Answer: The zero-Matsubara frequency contribution to the local moment sum-rule is a logarithmically divergent integral when the correlation length is infinite. Since the right-hand side of the sum-rule is finite, the correlation length is forced to remain finite. If the momentum mesh is discrete and does not include \(0\), the discrete numerical integral converges even for an infinite correlation length, so there is a finite transition temperature. See the remarks below for how to solve this problem. It amounts to basically doing a careful analysis of the asymptotic behavior, subtracting this asymptotic behavior in the numerical integral and adding the analytical expression for the asymptotic part.


  • To evaluate the integrals and sums entering the sum rules accurately, one must use several tricks that are described in appendix B of this [Daré, Vilk, Tremblay Phys. Rev. B 53, 14236 (1996)].

  • The asymptotic behavior of the self-consistency equation is done in a more rigorous way as an intermediate step in this discussion of the critical behavior.

  • \(U_{sp}\) vanishing as \(T\rightarrow0\) is unphysical. It is a consequence of the fact that to avoid the phase transition, \(U_{sp}\) must be smaller than the mean-field value

    \[U_c^{(RPA)} = \frac{2}{\chi_0(\mathbf{Q}_{AF}, 0)}\]

    which is zero at \(T=0\) because the susceptibility diverges there for the perfectly nested Fermi surface.

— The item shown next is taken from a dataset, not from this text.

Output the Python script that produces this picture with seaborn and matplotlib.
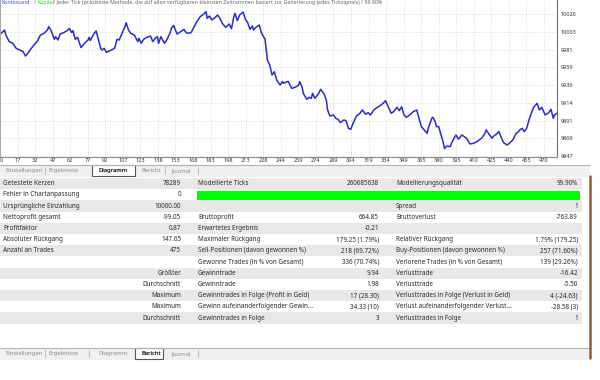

  • The results can be trusted at temperatures not too far below the rapid crossover in the renormalized classical regime where \(\xi\) starts to grow exponentially. In particular, the sudden fall of \(U_{sp}\) around \(T=0.5\) is seen by other methods in this comment.

  • The internal consistency condition \(Tr[\Sigma G]=2U\left< n_\uparrow n_\downarrow \right>\) can be used to estimate the domain of validity of the approach.